What the task requires
Reproduce, character for character, the lines below from the first through the one with "const titleText = 'Frequency". Leave pictures out.

Material to process

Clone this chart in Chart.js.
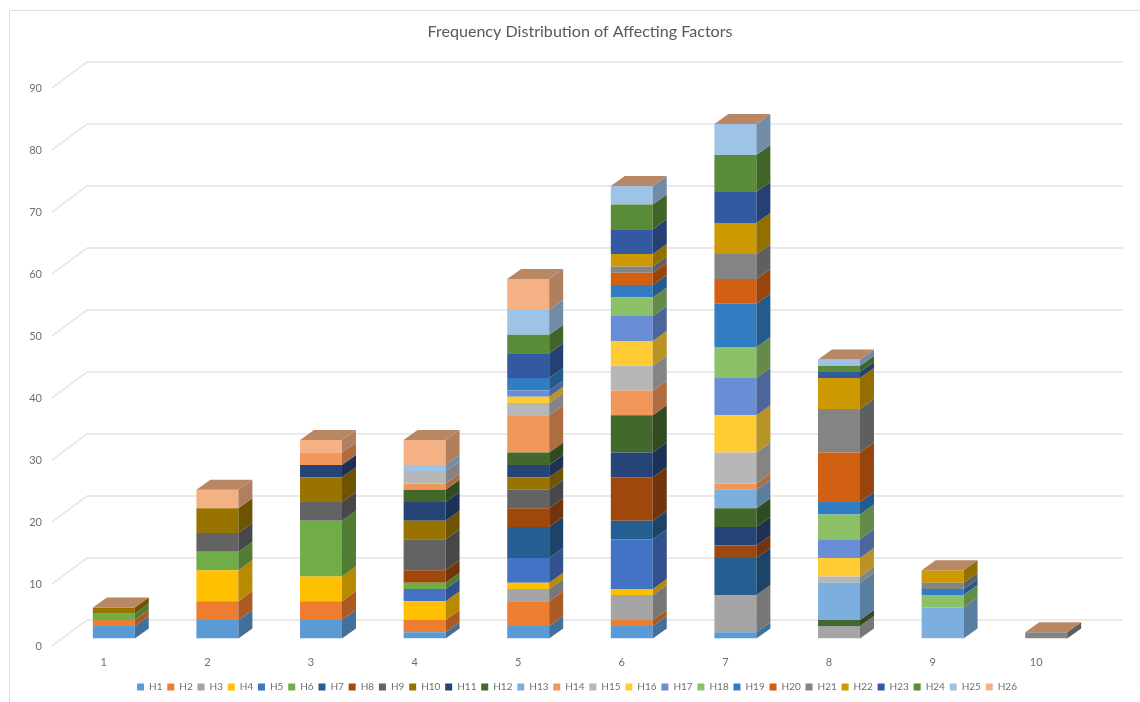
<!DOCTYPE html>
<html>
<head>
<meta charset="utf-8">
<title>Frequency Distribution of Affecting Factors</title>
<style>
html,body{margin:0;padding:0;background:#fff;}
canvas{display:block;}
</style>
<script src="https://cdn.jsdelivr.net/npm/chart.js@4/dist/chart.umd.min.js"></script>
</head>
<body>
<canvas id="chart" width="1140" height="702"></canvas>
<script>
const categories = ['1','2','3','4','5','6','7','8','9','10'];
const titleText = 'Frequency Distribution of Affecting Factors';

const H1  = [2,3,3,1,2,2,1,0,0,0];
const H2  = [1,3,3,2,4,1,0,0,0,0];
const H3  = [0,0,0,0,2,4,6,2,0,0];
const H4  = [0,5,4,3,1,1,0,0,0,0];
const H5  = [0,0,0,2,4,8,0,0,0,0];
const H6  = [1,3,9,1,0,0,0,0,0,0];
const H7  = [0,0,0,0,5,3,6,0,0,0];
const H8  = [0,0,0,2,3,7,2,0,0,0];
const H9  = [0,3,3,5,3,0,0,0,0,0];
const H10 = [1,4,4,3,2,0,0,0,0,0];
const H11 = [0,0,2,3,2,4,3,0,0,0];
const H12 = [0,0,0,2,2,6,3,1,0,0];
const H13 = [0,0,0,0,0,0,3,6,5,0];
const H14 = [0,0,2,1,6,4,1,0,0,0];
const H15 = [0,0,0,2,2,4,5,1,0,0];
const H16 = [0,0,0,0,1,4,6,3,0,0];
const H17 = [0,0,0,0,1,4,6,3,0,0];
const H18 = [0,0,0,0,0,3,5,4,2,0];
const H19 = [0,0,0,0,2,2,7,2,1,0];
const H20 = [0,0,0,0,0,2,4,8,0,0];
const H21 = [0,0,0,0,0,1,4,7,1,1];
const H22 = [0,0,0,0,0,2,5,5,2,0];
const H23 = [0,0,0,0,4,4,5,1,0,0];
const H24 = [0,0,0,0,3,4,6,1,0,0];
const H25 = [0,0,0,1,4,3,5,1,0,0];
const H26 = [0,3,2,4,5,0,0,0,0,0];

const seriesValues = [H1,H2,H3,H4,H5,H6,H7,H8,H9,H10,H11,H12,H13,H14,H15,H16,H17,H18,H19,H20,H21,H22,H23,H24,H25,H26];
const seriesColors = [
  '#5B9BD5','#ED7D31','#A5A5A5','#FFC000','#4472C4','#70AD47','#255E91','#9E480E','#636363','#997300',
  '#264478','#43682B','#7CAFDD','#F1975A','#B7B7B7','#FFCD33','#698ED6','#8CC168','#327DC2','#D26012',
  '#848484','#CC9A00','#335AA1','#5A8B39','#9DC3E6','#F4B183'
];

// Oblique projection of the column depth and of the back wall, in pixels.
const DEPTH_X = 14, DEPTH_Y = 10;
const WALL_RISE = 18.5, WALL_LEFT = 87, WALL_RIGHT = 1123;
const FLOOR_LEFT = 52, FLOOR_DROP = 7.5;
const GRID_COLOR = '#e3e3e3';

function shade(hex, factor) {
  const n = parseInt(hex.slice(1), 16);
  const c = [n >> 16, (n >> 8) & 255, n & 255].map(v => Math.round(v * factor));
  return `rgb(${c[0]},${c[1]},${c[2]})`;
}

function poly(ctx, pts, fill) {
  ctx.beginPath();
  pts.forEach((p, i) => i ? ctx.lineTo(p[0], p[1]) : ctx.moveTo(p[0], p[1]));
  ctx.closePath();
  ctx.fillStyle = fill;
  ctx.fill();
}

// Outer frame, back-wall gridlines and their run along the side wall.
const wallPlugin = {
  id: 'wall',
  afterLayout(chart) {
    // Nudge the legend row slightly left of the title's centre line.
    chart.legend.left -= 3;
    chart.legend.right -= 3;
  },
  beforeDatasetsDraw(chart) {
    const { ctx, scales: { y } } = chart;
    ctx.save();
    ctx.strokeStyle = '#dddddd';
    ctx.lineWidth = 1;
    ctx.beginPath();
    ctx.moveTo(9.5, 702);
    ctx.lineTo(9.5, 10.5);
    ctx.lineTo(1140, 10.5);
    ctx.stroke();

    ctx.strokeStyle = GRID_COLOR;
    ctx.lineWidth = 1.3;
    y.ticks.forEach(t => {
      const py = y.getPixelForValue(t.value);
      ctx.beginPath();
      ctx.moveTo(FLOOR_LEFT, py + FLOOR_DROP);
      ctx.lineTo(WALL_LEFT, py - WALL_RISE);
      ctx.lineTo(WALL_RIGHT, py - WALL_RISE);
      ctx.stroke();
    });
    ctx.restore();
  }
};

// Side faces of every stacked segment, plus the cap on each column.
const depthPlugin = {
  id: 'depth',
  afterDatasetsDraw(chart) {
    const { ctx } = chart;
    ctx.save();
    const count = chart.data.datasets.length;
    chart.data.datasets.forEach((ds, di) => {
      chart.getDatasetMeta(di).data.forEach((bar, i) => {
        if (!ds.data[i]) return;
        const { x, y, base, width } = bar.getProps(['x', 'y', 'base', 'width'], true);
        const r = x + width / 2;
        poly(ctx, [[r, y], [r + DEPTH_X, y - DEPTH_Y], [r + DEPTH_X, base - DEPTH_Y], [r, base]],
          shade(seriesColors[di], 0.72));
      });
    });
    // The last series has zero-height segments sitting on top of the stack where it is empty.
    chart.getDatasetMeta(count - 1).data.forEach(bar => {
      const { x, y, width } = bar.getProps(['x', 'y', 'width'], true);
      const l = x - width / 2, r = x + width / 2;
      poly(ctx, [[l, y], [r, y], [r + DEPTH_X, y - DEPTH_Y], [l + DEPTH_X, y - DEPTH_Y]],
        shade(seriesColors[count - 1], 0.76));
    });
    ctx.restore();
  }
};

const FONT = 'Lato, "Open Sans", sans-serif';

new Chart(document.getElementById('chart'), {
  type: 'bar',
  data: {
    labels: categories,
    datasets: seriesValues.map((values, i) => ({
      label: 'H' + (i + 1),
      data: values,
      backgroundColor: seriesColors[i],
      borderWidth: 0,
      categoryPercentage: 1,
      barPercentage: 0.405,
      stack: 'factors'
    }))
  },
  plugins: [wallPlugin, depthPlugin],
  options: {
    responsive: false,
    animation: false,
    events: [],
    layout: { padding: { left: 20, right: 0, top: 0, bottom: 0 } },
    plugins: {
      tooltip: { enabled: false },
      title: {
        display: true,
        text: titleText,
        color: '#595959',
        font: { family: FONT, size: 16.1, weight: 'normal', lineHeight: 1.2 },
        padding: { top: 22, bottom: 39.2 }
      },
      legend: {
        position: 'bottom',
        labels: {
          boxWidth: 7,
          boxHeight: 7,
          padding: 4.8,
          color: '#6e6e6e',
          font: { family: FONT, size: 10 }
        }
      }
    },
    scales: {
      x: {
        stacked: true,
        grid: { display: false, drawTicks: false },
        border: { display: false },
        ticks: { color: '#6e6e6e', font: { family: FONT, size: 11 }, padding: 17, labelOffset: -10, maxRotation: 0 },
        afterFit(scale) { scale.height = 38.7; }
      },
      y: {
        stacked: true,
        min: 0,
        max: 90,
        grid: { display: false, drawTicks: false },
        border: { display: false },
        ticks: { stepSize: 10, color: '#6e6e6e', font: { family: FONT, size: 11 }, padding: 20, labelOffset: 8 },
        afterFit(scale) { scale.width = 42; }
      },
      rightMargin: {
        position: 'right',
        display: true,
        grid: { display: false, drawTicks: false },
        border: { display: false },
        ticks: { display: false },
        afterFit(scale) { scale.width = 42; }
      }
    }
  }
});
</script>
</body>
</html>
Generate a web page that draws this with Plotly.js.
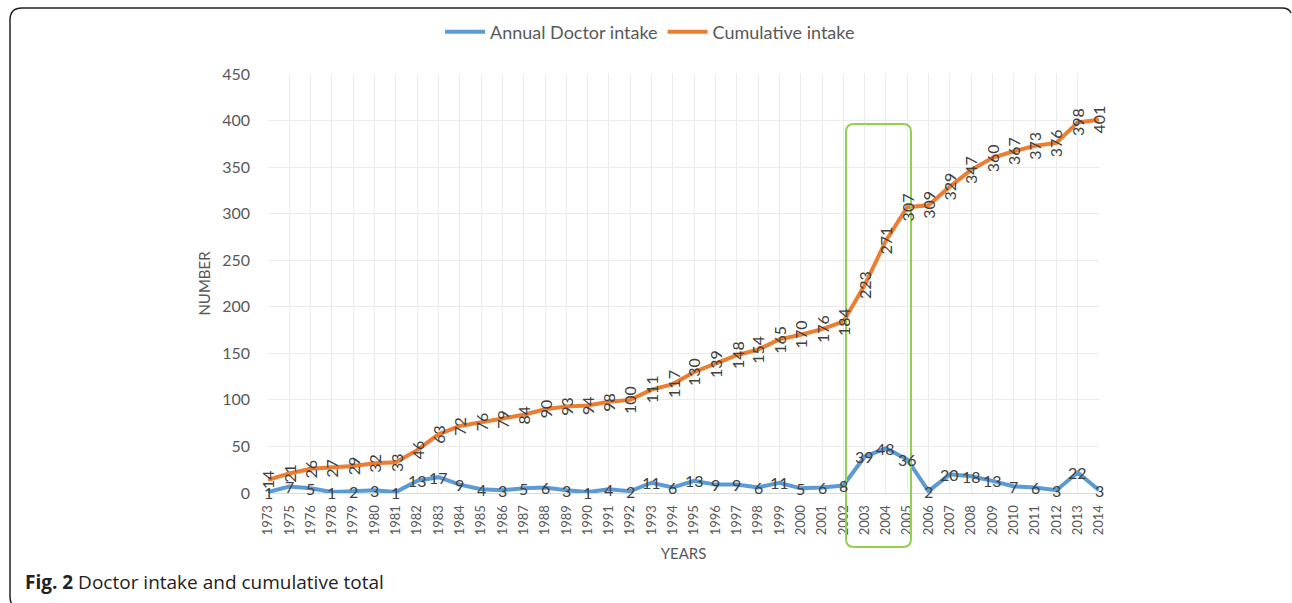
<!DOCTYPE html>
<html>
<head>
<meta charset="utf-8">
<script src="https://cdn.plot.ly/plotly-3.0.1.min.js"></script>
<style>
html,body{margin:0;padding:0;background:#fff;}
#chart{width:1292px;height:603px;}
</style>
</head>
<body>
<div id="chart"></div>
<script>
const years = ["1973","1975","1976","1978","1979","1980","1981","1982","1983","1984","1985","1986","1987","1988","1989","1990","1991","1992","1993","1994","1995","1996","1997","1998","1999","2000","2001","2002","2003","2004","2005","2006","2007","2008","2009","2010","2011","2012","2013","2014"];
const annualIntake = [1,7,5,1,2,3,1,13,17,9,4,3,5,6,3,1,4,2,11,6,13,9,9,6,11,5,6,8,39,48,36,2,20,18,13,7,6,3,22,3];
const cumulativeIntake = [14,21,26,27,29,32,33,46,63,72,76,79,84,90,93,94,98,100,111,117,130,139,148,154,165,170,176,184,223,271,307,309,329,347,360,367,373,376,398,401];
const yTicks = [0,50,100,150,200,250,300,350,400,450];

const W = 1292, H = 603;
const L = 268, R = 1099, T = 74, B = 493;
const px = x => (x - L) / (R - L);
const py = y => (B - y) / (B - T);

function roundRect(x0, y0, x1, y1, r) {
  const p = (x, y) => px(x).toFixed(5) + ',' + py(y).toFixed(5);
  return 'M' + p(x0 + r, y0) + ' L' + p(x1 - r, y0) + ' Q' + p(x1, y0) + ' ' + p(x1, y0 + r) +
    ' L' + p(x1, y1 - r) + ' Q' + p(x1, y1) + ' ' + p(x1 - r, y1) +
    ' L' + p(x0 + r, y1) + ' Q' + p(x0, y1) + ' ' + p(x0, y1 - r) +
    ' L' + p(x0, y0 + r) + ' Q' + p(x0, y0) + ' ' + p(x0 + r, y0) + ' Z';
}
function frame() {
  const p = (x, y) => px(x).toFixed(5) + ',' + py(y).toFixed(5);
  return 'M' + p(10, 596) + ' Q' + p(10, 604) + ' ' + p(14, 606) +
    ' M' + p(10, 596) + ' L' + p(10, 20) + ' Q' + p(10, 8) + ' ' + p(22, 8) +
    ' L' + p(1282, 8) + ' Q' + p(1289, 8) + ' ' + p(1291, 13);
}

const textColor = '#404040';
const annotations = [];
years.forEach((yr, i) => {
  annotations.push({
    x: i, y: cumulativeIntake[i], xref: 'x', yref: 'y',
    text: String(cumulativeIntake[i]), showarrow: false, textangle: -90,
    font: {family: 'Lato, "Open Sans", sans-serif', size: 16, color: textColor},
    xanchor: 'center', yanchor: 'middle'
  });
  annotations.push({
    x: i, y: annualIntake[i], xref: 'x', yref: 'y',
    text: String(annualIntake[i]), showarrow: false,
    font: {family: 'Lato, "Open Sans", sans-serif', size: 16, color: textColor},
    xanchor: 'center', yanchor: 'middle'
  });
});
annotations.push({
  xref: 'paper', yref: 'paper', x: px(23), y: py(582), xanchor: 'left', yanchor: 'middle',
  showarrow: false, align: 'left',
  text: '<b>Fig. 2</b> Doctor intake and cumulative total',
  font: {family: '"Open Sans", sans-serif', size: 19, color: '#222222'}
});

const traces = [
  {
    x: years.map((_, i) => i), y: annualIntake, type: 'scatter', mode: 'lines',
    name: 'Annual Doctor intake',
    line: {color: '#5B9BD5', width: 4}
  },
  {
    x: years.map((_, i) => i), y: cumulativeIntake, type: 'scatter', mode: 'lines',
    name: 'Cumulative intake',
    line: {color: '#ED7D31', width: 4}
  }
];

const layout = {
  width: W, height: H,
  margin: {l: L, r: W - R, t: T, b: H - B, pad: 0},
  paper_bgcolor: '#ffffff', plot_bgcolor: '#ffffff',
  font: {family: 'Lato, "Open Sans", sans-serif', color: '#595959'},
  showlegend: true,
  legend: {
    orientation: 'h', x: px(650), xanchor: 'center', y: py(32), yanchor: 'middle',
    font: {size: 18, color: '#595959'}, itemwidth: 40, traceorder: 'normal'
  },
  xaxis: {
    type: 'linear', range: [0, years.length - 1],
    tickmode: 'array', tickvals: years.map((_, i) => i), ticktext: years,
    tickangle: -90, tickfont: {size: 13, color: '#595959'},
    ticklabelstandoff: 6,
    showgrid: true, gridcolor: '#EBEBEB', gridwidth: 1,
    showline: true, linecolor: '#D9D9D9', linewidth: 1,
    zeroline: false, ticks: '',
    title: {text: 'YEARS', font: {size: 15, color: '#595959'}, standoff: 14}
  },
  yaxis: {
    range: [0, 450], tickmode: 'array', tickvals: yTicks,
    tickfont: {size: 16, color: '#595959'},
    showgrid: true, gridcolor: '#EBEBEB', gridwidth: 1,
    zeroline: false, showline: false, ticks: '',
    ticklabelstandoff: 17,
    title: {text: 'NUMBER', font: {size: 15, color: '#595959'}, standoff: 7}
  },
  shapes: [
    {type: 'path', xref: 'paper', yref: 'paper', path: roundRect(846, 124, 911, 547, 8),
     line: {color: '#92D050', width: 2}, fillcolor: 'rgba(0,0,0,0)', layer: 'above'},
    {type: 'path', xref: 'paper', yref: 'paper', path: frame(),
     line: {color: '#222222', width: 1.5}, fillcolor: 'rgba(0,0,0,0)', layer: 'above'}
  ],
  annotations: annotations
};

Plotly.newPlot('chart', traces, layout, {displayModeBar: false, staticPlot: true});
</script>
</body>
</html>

Task solution
Clone this chart in Chart.js.
<!DOCTYPE html>
<html>
<head>
<meta charset="utf-8">
<title>Frequency Distribution of Affecting Factors</title>
<style>
html,body{margin:0;padding:0;background:#fff;}
canvas{display:block;}
</style>
<script src="https://cdn.jsdelivr.net/npm/chart.js@4/dist/chart.umd.min.js"></script>
</head>
<body>
<canvas id="chart" width="1140" height="702"></canvas>
<script>
const categories = ['1','2','3','4','5','6','7','8','9','10'];
const titleText = 'Frequency Distribution of Affecting Factors';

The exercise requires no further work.